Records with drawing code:

— start —

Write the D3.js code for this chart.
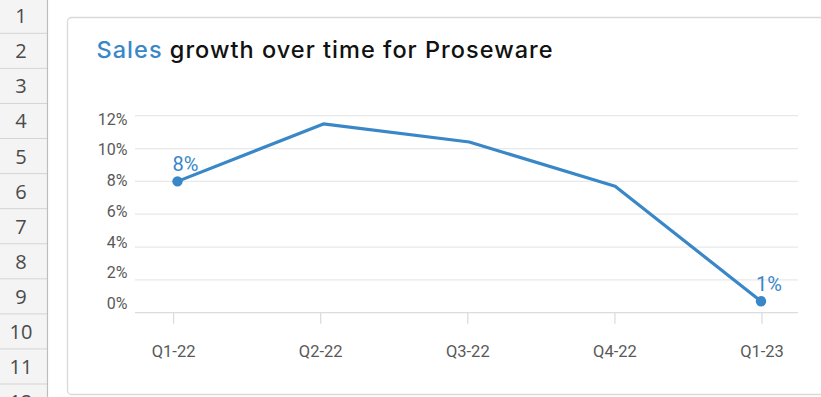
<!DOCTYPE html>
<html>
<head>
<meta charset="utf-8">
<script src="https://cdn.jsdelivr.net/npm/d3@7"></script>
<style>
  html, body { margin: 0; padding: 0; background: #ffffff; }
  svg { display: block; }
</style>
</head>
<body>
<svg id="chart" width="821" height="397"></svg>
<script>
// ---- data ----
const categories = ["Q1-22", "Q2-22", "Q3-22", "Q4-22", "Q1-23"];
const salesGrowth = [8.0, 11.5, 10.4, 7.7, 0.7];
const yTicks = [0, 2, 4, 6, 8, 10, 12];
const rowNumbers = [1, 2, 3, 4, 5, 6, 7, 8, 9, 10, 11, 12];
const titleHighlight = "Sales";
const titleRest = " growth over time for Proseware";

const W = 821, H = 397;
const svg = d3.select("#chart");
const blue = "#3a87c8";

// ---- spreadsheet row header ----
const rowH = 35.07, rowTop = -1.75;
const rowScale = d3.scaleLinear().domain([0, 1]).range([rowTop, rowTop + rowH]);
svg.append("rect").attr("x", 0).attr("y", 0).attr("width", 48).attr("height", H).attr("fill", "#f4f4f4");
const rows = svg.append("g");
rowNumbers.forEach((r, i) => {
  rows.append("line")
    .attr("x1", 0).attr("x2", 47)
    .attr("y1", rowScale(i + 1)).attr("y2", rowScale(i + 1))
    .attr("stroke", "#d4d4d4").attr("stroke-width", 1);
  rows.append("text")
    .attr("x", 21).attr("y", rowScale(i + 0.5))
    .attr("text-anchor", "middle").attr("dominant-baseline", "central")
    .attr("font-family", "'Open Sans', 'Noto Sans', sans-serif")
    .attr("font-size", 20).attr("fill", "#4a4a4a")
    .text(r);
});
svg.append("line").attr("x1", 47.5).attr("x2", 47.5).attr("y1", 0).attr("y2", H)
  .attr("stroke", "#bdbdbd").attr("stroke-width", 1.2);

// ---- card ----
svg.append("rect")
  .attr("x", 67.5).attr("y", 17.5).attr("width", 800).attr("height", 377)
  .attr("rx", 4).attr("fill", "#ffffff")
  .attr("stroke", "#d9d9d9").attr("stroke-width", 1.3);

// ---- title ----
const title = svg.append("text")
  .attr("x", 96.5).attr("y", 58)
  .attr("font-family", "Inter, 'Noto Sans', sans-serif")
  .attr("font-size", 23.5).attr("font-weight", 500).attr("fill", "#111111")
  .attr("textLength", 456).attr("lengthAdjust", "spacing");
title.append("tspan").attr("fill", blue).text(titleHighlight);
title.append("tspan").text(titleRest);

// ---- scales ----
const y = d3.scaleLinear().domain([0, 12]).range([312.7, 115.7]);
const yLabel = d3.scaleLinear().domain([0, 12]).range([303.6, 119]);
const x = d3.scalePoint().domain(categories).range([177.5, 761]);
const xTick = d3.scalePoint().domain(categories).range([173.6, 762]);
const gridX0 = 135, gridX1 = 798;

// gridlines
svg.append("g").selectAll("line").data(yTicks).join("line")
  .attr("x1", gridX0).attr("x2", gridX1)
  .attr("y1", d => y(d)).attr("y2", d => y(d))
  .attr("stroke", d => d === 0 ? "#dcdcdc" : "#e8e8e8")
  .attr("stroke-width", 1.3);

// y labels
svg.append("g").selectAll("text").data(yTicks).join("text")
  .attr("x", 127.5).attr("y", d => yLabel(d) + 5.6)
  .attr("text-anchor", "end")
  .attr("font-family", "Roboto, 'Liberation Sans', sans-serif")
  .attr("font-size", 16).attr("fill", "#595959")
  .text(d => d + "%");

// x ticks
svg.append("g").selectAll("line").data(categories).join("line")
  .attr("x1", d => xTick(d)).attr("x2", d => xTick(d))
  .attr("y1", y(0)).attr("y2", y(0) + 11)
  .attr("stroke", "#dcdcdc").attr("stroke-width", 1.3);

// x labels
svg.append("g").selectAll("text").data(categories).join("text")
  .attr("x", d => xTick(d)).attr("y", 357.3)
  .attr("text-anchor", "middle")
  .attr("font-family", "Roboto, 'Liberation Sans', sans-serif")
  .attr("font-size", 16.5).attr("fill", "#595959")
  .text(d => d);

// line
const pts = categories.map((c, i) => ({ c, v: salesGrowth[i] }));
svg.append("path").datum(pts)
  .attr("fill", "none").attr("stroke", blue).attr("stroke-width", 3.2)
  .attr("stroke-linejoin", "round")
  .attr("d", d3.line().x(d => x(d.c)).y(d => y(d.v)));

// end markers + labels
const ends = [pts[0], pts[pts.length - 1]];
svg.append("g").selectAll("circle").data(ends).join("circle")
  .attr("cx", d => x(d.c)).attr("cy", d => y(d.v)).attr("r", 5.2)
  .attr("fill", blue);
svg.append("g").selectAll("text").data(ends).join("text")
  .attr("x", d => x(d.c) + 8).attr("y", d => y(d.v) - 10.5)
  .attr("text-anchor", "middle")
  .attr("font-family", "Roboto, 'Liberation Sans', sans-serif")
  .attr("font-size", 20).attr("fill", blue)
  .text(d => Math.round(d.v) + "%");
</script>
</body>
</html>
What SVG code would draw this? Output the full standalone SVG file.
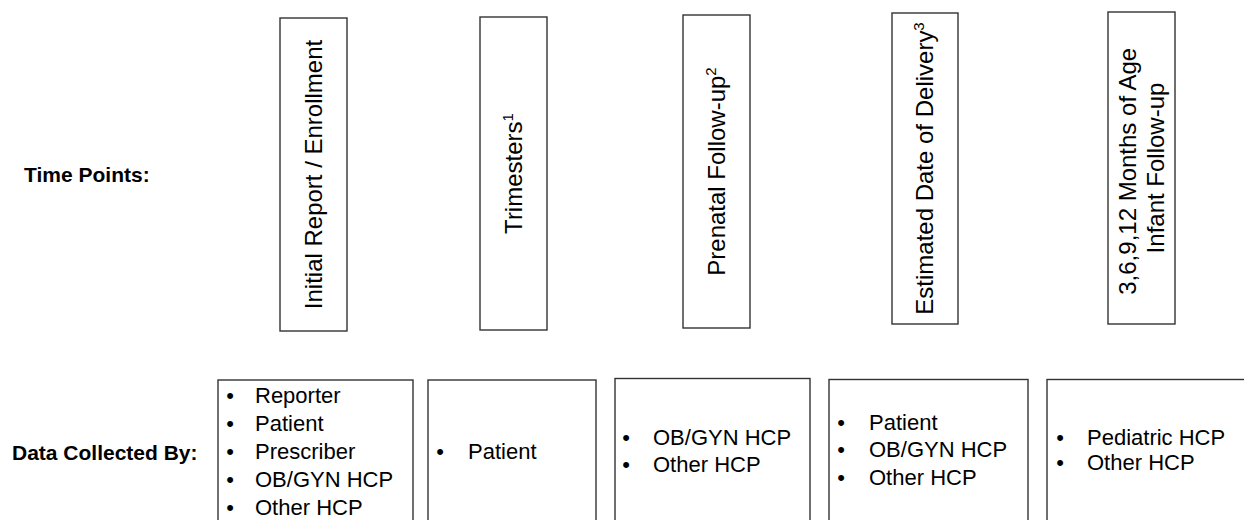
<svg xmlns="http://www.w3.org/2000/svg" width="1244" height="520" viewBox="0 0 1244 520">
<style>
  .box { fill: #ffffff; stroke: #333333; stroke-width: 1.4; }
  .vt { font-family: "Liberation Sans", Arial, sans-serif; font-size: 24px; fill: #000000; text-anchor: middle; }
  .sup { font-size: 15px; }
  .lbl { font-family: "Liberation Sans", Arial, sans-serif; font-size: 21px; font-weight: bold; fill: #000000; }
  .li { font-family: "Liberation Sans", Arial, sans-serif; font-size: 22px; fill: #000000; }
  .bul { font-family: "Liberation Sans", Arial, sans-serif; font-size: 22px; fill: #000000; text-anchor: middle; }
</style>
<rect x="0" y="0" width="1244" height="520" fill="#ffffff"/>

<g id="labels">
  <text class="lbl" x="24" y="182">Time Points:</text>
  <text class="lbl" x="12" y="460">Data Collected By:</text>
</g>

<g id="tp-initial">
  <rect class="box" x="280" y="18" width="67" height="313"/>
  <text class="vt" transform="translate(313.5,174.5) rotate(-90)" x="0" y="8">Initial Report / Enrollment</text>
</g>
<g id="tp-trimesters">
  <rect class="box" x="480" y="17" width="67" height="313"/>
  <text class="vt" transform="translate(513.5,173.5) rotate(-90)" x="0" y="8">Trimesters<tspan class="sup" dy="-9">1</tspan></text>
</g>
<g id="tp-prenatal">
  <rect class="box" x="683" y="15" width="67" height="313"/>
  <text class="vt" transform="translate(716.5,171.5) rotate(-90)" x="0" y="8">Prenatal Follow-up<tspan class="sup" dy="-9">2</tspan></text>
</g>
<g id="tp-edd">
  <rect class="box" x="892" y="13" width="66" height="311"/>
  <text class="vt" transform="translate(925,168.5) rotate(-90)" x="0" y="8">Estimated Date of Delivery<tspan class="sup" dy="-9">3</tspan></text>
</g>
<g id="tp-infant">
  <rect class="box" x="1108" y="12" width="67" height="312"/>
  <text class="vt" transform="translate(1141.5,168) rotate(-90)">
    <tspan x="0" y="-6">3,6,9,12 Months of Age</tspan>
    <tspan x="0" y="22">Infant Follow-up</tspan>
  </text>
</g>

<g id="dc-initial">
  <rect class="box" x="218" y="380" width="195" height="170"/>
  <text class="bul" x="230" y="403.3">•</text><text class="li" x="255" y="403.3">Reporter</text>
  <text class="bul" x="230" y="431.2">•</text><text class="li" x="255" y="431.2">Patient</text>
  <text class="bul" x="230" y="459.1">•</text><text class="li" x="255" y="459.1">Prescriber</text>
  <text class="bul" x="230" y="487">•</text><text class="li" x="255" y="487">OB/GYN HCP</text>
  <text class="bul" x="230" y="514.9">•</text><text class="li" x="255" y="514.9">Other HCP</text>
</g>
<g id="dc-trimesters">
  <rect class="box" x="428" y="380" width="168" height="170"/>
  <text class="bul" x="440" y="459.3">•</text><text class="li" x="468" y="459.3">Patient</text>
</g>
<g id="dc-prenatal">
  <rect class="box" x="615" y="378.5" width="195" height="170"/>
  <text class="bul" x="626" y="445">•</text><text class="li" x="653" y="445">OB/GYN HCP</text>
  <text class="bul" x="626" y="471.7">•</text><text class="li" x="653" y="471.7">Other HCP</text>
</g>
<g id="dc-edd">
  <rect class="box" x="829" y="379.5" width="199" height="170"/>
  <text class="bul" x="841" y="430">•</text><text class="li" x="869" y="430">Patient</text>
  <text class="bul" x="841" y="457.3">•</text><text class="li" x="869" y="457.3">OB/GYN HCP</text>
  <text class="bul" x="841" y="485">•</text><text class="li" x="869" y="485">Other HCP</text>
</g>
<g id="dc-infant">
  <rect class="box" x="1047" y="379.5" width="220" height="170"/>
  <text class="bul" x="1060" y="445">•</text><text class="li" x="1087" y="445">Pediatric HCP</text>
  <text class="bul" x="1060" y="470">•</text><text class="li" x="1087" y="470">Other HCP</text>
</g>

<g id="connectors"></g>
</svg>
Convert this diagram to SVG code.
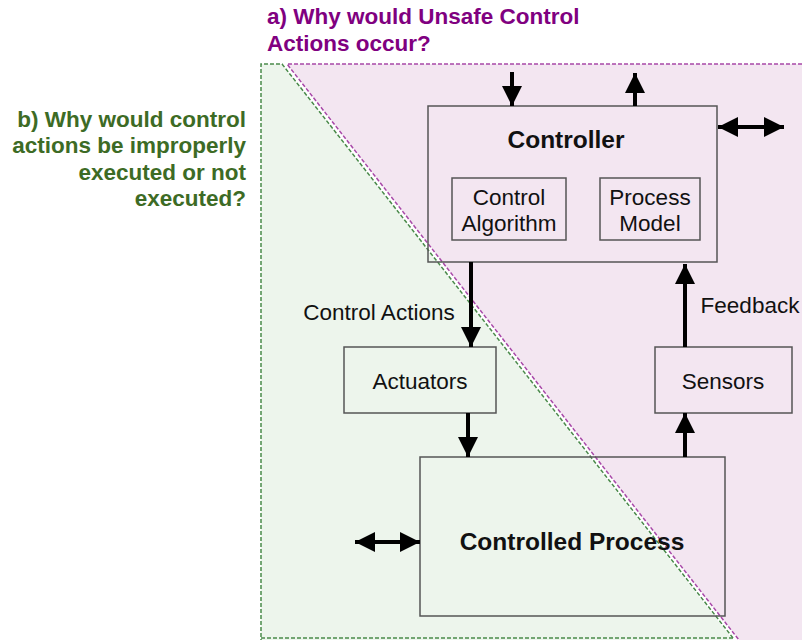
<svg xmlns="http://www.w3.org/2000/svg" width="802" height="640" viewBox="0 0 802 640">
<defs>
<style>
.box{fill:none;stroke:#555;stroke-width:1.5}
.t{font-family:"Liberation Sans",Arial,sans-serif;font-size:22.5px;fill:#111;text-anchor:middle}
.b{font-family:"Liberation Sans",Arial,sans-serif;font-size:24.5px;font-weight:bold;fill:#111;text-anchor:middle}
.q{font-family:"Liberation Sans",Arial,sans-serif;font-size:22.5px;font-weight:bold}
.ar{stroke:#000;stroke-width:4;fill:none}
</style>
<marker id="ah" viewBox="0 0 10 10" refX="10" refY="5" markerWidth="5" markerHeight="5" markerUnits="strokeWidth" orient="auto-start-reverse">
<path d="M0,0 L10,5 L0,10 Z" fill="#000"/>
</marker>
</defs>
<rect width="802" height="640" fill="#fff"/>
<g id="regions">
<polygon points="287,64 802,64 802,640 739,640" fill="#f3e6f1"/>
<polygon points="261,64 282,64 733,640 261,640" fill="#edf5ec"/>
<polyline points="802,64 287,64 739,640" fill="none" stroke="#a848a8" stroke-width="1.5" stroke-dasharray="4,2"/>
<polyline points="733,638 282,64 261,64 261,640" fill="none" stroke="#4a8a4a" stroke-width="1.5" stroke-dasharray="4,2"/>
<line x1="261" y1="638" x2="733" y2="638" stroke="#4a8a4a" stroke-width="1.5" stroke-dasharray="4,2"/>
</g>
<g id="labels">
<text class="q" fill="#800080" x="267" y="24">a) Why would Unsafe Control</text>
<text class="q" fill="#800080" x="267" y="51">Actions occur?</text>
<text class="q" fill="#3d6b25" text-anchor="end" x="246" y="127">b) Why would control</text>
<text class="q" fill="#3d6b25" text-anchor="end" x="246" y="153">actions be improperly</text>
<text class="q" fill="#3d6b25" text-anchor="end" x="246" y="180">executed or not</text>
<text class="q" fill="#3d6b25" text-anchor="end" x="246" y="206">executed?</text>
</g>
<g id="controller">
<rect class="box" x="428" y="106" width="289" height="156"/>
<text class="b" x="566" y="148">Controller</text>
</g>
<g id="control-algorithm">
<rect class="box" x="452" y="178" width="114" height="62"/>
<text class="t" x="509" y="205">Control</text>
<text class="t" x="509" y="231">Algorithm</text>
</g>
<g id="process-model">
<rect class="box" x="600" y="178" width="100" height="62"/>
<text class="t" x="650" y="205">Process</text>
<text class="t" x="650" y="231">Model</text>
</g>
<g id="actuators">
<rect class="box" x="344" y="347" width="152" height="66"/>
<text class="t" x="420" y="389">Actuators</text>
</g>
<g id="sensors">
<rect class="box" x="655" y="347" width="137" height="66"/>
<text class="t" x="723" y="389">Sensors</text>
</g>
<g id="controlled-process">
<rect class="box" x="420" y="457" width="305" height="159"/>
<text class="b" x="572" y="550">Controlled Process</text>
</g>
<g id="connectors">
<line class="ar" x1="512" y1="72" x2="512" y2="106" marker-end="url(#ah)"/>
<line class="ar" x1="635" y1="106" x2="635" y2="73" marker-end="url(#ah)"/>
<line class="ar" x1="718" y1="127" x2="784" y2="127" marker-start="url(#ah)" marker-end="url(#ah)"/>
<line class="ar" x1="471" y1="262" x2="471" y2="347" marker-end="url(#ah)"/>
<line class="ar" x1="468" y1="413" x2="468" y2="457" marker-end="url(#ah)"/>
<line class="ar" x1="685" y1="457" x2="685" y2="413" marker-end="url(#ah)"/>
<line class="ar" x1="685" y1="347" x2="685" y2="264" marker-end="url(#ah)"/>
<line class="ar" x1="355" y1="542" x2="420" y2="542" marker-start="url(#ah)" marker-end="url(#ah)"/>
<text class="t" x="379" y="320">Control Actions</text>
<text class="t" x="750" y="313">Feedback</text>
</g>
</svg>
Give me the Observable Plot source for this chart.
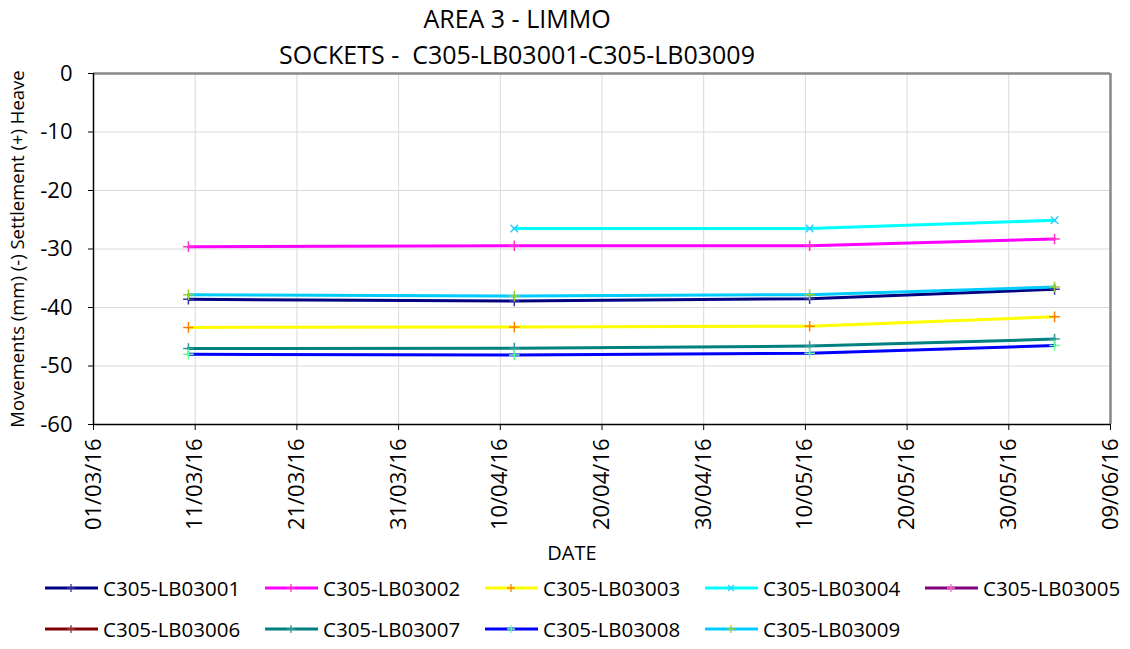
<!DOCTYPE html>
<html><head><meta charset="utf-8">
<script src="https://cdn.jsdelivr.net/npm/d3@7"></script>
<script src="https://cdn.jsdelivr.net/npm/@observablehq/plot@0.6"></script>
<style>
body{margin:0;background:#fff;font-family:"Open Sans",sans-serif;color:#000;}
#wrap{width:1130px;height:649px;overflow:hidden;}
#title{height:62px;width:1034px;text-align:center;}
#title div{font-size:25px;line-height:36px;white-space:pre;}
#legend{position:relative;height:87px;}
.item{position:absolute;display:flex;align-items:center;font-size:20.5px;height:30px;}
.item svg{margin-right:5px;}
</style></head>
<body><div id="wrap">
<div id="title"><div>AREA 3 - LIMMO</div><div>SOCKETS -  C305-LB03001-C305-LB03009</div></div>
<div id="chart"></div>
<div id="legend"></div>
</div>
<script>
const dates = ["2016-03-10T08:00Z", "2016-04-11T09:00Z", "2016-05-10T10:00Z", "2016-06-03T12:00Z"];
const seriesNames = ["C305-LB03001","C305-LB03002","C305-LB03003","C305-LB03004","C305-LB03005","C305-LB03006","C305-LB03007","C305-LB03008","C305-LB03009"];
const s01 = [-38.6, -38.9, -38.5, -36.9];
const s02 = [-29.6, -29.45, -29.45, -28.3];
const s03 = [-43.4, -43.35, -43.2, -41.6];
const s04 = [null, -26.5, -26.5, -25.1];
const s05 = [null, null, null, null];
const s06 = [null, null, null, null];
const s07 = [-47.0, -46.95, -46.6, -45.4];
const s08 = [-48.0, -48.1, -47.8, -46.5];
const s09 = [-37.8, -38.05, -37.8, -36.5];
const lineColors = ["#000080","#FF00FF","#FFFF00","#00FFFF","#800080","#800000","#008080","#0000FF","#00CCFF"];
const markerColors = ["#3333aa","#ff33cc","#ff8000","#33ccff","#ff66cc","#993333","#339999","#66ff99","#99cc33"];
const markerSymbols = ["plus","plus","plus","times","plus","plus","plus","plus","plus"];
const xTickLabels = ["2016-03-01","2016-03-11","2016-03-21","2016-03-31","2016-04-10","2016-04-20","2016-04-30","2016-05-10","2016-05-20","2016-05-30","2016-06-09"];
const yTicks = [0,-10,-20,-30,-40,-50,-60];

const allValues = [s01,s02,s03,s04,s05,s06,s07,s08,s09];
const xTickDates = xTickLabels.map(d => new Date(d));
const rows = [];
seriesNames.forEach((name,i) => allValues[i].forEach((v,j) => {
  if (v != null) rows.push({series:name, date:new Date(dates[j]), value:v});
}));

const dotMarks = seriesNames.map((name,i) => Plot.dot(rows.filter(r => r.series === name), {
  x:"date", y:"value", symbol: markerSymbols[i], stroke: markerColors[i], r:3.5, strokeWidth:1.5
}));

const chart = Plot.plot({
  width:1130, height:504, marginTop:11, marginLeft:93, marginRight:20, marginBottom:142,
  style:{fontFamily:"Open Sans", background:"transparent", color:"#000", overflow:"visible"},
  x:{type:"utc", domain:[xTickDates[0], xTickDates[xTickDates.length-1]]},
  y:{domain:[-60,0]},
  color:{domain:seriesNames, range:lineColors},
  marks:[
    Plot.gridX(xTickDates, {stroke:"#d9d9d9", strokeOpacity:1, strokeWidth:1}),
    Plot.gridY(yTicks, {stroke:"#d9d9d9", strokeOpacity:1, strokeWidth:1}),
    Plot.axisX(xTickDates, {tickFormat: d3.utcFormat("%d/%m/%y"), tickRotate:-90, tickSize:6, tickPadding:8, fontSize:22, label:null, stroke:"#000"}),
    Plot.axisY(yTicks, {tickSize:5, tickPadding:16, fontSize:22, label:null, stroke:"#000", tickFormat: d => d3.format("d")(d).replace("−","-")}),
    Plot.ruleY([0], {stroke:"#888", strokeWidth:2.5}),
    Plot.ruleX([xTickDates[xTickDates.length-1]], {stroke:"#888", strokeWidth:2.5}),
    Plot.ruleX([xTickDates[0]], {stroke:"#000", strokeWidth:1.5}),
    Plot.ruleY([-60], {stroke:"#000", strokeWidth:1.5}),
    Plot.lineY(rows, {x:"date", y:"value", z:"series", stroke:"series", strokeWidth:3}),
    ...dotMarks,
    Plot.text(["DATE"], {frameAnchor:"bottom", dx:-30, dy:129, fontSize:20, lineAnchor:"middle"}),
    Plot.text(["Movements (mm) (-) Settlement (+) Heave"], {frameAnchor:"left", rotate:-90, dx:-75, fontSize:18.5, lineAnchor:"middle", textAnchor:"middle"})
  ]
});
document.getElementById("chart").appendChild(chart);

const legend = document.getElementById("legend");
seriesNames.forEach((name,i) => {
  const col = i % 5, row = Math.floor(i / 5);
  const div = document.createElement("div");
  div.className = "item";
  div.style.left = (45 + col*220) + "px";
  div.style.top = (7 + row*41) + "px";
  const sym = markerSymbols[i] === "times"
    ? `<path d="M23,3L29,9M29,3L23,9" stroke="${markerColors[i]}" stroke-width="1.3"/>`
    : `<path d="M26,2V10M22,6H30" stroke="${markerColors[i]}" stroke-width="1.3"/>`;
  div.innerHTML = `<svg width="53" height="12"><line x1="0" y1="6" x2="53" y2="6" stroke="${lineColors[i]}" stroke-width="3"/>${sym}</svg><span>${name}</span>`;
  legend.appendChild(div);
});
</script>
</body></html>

— end —

DIRECTIONS FOR THIS TASK: The lines from the top of the data above through the one holding "growth over time" are to be repeated exactly, and only those, with no pictures.

REPLY TO THE TASK:
Write the D3.js code for this chart.
<!DOCTYPE html>
<html>
<head>
<meta charset="utf-8">
<script src="https://cdn.jsdelivr.net/npm/d3@7"></script>
<style>
  html, body { margin: 0; padding: 0; background: #ffffff; }
  svg { display: block; }
</style>
</head>
<body>
<svg id="chart" width="821" height="397"></svg>
<script>
// ---- data ----
const categories = ["Q1-22", "Q2-22", "Q3-22", "Q4-22", "Q1-23"];
const salesGrowth = [8.0, 11.5, 10.4, 7.7, 0.7];
const yTicks = [0, 2, 4, 6, 8, 10, 12];
const rowNumbers = [1, 2, 3, 4, 5, 6, 7, 8, 9, 10, 11, 12];
const titleHighlight = "Sales";
const titleRest = " growth over time for Proseware";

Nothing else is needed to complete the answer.